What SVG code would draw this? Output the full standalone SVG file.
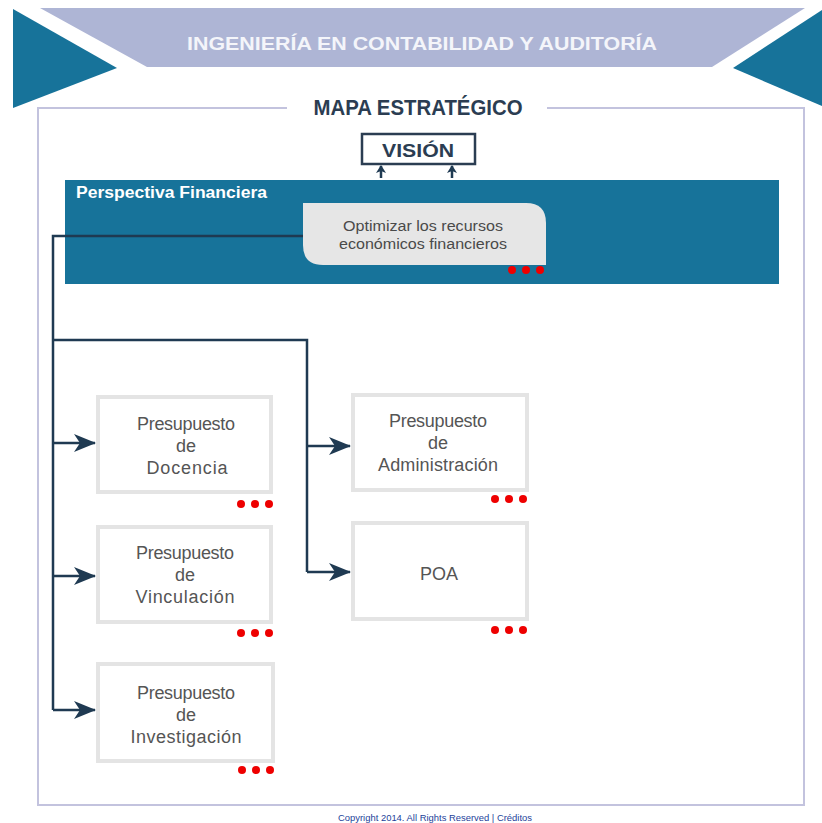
<svg xmlns="http://www.w3.org/2000/svg" width="822" height="823" viewBox="0 0 822 823">
  <style>
    .band { fill: #aeb5d5; }
    .tri { fill: #17739a; }
    .frame { fill: none; stroke: #c3c3de; stroke-width: 2; }
    .wire { fill: none; stroke: #1f3a52; stroke-width: 2.5; }
    .node rect { fill: #ffffff; stroke: #e4e4e4; stroke-width: 4; }
    .node text { font-family: "Liberation Sans", Arial, sans-serif; font-size: 18px; fill: #555555; text-anchor: middle; }
    .dot { fill: #ee0000; }
    .head { font-family: "Liberation Sans", Arial, sans-serif; font-weight: bold; fill: #2b3d52; text-anchor: middle; }
  </style>
  <defs>
    <marker id="arrow" viewBox="0 0 22 20" refX="21" refY="10" markerWidth="22" markerHeight="20" markerUnits="userSpaceOnUse" orient="auto">
      <path d="M0,1 L22,10 L0,19 L6,10 Z" fill="#1f3a52"/>
    </marker>
    <marker id="arrowSmall" viewBox="0 0 8 10" refX="7" refY="5" markerWidth="8" markerHeight="10" markerUnits="userSpaceOnUse" orient="auto">
      <path d="M0,0 L8,5 L0,10 L2,5 Z" fill="#1f3a52"/>
    </marker>
  </defs>

  <rect width="822" height="823" fill="#ffffff"/>

  <!-- header banner -->
  <g id="header">
    <polygon class="band" points="40,8 805,8 712,67 147,67"/>
    <polygon class="tri" points="13,9 117,68 13,108"/>
    <polygon class="tri" points="822,10 733,68 822,106"/>
    <text x="422" y="50" font-family="Liberation Sans, Arial, sans-serif" font-size="18.5" font-weight="bold" fill="#f4f5fa" text-anchor="middle" textLength="470" lengthAdjust="spacingAndGlyphs">INGENIERÍA EN CONTABILIDAD Y AUDITORÍA</text>
  </g>

  <!-- main frame with title gap -->
  <g id="frame">
    <path class="frame" d="M287,108 L38,108 L38,805 L804,805 L804,108 L547,108"/>
    <text class="head" x="418" y="115" font-size="21.5" textLength="209" lengthAdjust="spacingAndGlyphs">MAPA ESTRATÉGICO</text>
  </g>

  <!-- vision -->
  <g id="vision">
    <rect x="362" y="134" width="113" height="30" fill="#ffffff" stroke="#2b3d52" stroke-width="2.5"/>
    <text class="head" x="418" y="157" font-size="19" textLength="72" lengthAdjust="spacingAndGlyphs">VISIÓN</text>
  </g>

  <!-- financial perspective -->
  <g id="perspectiva">
    <rect x="65" y="180" width="714" height="104" fill="#17739a"/>
    <text x="76" y="198" font-family="Liberation Sans, Arial, sans-serif" font-size="16" font-weight="bold" fill="#ffffff" textLength="191" lengthAdjust="spacingAndGlyphs">Perspectiva Financiera</text>
  </g>

  <g id="optimizar">
    <path d="M303,203 L526,203 Q546,203 546,223 L546,265 L323,265 Q303,265 303,245 Z" fill="#e6e6e6"/>
    <text x="423" y="231" font-family="Liberation Sans, Arial, sans-serif" font-size="15.5" fill="#4a4a4a" text-anchor="middle" textLength="160" lengthAdjust="spacingAndGlyphs">Optimizar los recursos</text>
    <text x="423" y="249" font-family="Liberation Sans, Arial, sans-serif" font-size="15.5" fill="#4a4a4a" text-anchor="middle" textLength="168" lengthAdjust="spacingAndGlyphs">económicos financieros</text>
    <circle class="dot" cx="512" cy="270" r="4"/>
    <circle class="dot" cx="526" cy="270" r="4"/>
    <circle class="dot" cx="540" cy="270" r="4"/>
  </g>

  <!-- connectors -->
  <g id="connectors">
    <line class="wire" x1="381" y1="178" x2="381" y2="166" stroke-width="1.5" marker-end="url(#arrowSmall)"/>
    <line class="wire" x1="452" y1="178" x2="452" y2="166" stroke-width="1.5" marker-end="url(#arrowSmall)"/>
    <path class="wire" d="M303,236 L53,236 L53,710"/>
    <path class="wire" d="M53,340 L307,340 L307,572"/>
    <line class="wire" x1="53" y1="443" x2="95" y2="443" marker-end="url(#arrow)"/>
    <line class="wire" x1="53" y1="576" x2="95" y2="576" marker-end="url(#arrow)"/>
    <line class="wire" x1="53" y1="710" x2="95" y2="710" marker-end="url(#arrow)"/>
    <line class="wire" x1="307" y1="446" x2="350" y2="446" marker-end="url(#arrow)"/>
    <line class="wire" x1="307" y1="572" x2="350" y2="572" marker-end="url(#arrow)"/>
  </g>

  <!-- budget nodes -->
  <g id="docencia" class="node">
    <rect x="98" y="397" width="173" height="95"/>
    <text x="186" y="430" textLength="98">Presupuesto</text>
    <text x="186" y="452">de</text>
    <text x="187" y="474" textLength="81">Docencia</text>
    <circle class="dot" cx="241" cy="504" r="4"/>
    <circle class="dot" cx="255" cy="504" r="4"/>
    <circle class="dot" cx="269" cy="504" r="4"/>
  </g>

  <g id="vinculacion" class="node">
    <rect x="98" y="527" width="173" height="95"/>
    <text x="185" y="559" textLength="98">Presupuesto</text>
    <text x="185" y="581">de</text>
    <text x="185" y="603" textLength="99">Vinculación</text>
    <circle class="dot" cx="241" cy="633" r="4"/>
    <circle class="dot" cx="255" cy="633" r="4"/>
    <circle class="dot" cx="269" cy="633" r="4"/>
  </g>

  <g id="investigacion" class="node">
    <rect x="98" y="664" width="175" height="97"/>
    <text x="186" y="699" textLength="98">Presupuesto</text>
    <text x="186" y="721">de</text>
    <text x="186" y="743" textLength="111">Investigación</text>
    <circle class="dot" cx="242" cy="770" r="4"/>
    <circle class="dot" cx="256" cy="770" r="4"/>
    <circle class="dot" cx="270" cy="770" r="4"/>
  </g>

  <g id="administracion" class="node">
    <rect x="353" y="395" width="174" height="95"/>
    <text x="438" y="427" textLength="98">Presupuesto</text>
    <text x="438" y="449">de</text>
    <text x="438" y="471" textLength="120">Administración</text>
    <circle class="dot" cx="495" cy="499" r="4"/>
    <circle class="dot" cx="509" cy="499" r="4"/>
    <circle class="dot" cx="523" cy="499" r="4"/>
  </g>

  <g id="poa" class="node">
    <rect x="353" y="523" width="174" height="96"/>
    <text x="439" y="580">POA</text>
    <circle class="dot" cx="495" cy="630" r="4"/>
    <circle class="dot" cx="509" cy="630" r="4"/>
    <circle class="dot" cx="523" cy="630" r="4"/>
  </g>

  <!-- footer -->
  <text x="435" y="821" font-family="Liberation Sans, Arial, sans-serif" font-size="9" fill="#1d3f9a" text-anchor="middle" textLength="194" lengthAdjust="spacingAndGlyphs">Copyright 2014. All Rights Reserved | Créditos</text>
</svg>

-=-=-

BRIEF
Do not copy the pictures, but repeat every line exactly.

WRITTEN SOLUTION
What SVG code would draw this? Output the full standalone SVG file.
<svg xmlns="http://www.w3.org/2000/svg" width="822" height="823" viewBox="0 0 822 823">
  <style>
    .band { fill: #aeb5d5; }
    .tri { fill: #17739a; }
    .frame { fill: none; stroke: #c3c3de; stroke-width: 2; }
    .wire { fill: none; stroke: #1f3a52; stroke-width: 2.5; }
    .node rect { fill: #ffffff; stroke: #e4e4e4; stroke-width: 4; }
    .node text { font-family: "Liberation Sans", Arial, sans-serif; font-size: 18px; fill: #555555; text-anchor: middle; }
    .dot { fill: #ee0000; }
    .head { font-family: "Liberation Sans", Arial, sans-serif; font-weight: bold; fill: #2b3d52; text-anchor: middle; }
  </style>
  <defs>
    <marker id="arrow" viewBox="0 0 22 20" refX="21" refY="10" markerWidth="22" markerHeight="20" markerUnits="userSpaceOnUse" orient="auto">
      <path d="M0,1 L22,10 L0,19 L6,10 Z" fill="#1f3a52"/>
    </marker>
    <marker id="arrowSmall" viewBox="0 0 8 10" refX="7" refY="5" markerWidth="8" markerHeight="10" markerUnits="userSpaceOnUse" orient="auto">
      <path d="M0,0 L8,5 L0,10 L2,5 Z" fill="#1f3a52"/>
    </marker>
  </defs>

  <rect width="822" height="823" fill="#ffffff"/>

  <!-- header banner -->
  <g id="header">
    <polygon class="band" points="40,8 805,8 712,67 147,67"/>
    <polygon class="tri" points="13,9 117,68 13,108"/>
    <polygon class="tri" points="822,10 733,68 822,106"/>
    <text x="422" y="50" font-family="Liberation Sans, Arial, sans-serif" font-size="18.5" font-weight="bold" fill="#f4f5fa" text-anchor="middle" textLength="470" lengthAdjust="spacingAndGlyphs">INGENIERÍA EN CONTABILIDAD Y AUDITORÍA</text>
  </g>

  <!-- main frame with title gap -->
  <g id="frame">
    <path class="frame" d="M287,108 L38,108 L38,805 L804,805 L804,108 L547,108"/>
    <text class="head" x="418" y="115" font-size="21.5" textLength="209" lengthAdjust="spacingAndGlyphs">MAPA ESTRATÉGICO</text>
  </g>

  <!-- vision -->
  <g id="vision">
    <rect x="362" y="134" width="113" height="30" fill="#ffffff" stroke="#2b3d52" stroke-width="2.5"/>
    <text class="head" x="418" y="157" font-size="19" textLength="72" lengthAdjust="spacingAndGlyphs">VISIÓN</text>
  </g>

  <!-- financial perspective -->
  <g id="perspectiva">
    <rect x="65" y="180" width="714" height="104" fill="#17739a"/>
    <text x="76" y="198" font-family="Liberation Sans, Arial, sans-serif" font-size="16" font-weight="bold" fill="#ffffff" textLength="191" lengthAdjust="spacingAndGlyphs">Perspectiva Financiera</text>
  </g>

  <g id="optimizar">
    <path d="M303,203 L526,203 Q546,203 546,223 L546,265 L323,265 Q303,265 303,245 Z" fill="#e6e6e6"/>
    <text x="423" y="231" font-family="Liberation Sans, Arial, sans-serif" font-size="15.5" fill="#4a4a4a" text-anchor="middle" textLength="160" lengthAdjust="spacingAndGlyphs">Optimizar los recursos</text>
    <text x="423" y="249" font-family="Liberation Sans, Arial, sans-serif" font-size="15.5" fill="#4a4a4a" text-anchor="middle" textLength="168" lengthAdjust="spacingAndGlyphs">económicos financieros</text>
    <circle class="dot" cx="512" cy="270" r="4"/>
    <circle class="dot" cx="526" cy="270" r="4"/>
    <circle class="dot" cx="540" cy="270" r="4"/>
  </g>

  <!-- connectors -->
  <g id="connectors">
    <line class="wire" x1="381" y1="178" x2="381" y2="166" stroke-width="1.5" marker-end="url(#arrowSmall)"/>
    <line class="wire" x1="452" y1="178" x2="452" y2="166" stroke-width="1.5" marker-end="url(#arrowSmall)"/>
    <path class="wire" d="M303,236 L53,236 L53,710"/>
    <path class="wire" d="M53,340 L307,340 L307,572"/>
    <line class="wire" x1="53" y1="443" x2="95" y2="443" marker-end="url(#arrow)"/>
    <line class="wire" x1="53" y1="576" x2="95" y2="576" marker-end="url(#arrow)"/>
    <line class="wire" x1="53" y1="710" x2="95" y2="710" marker-end="url(#arrow)"/>
    <line class="wire" x1="307" y1="446" x2="350" y2="446" marker-end="url(#arrow)"/>
    <line class="wire" x1="307" y1="572" x2="350" y2="572" marker-end="url(#arrow)"/>
  </g>

  <!-- budget nodes -->
  <g id="docencia" class="node">
    <rect x="98" y="397" width="173" height="95"/>
    <text x="186" y="430" textLength="98">Presupuesto</text>
    <text x="186" y="452">de</text>
    <text x="187" y="474" textLength="81">Docencia</text>
    <circle class="dot" cx="241" cy="504" r="4"/>
    <circle class="dot" cx="255" cy="504" r="4"/>
    <circle class="dot" cx="269" cy="504" r="4"/>
  </g>

  <g id="vinculacion" class="node">
    <rect x="98" y="527" width="173" height="95"/>
    <text x="185" y="559" textLength="98">Presupuesto</text>
    <text x="185" y="581">de</text>
    <text x="185" y="603" textLength="99">Vinculación</text>
    <circle class="dot" cx="241" cy="633" r="4"/>
    <circle class="dot" cx="255" cy="633" r="4"/>
    <circle class="dot" cx="269" cy="633" r="4"/>
  </g>

  <g id="investigacion" class="node">
    <rect x="98" y="664" width="175" height="97"/>
    <text x="186" y="699" textLength="98">Presupuesto</text>
    <text x="186" y="721">de</text>
    <text x="186" y="743" textLength="111">Investigación</text>
    <circle class="dot" cx="242" cy="770" r="4"/>
    <circle class="dot" cx="256" cy="770" r="4"/>
    <circle class="dot" cx="270" cy="770" r="4"/>
  </g>

  <g id="administracion" class="node">
    <rect x="353" y="395" width="174" height="95"/>
    <text x="438" y="427" textLength="98">Presupuesto</text>
    <text x="438" y="449">de</text>
    <text x="438" y="471" textLength="120">Administración</text>
    <circle class="dot" cx="495" cy="499" r="4"/>
    <circle class="dot" cx="509" cy="499" r="4"/>
    <circle class="dot" cx="523" cy="499" r="4"/>
  </g>

  <g id="poa" class="node">
    <rect x="353" y="523" width="174" height="96"/>
    <text x="439" y="580">POA</text>
    <circle class="dot" cx="495" cy="630" r="4"/>
    <circle class="dot" cx="509" cy="630" r="4"/>
    <circle class="dot" cx="523" cy="630" r="4"/>
  </g>

  <!-- footer -->
  <text x="435" y="821" font-family="Liberation Sans, Arial, sans-serif" font-size="9" fill="#1d3f9a" text-anchor="middle" textLength="194" lengthAdjust="spacingAndGlyphs">Copyright 2014. All Rights Reserved | Créditos</text>
</svg>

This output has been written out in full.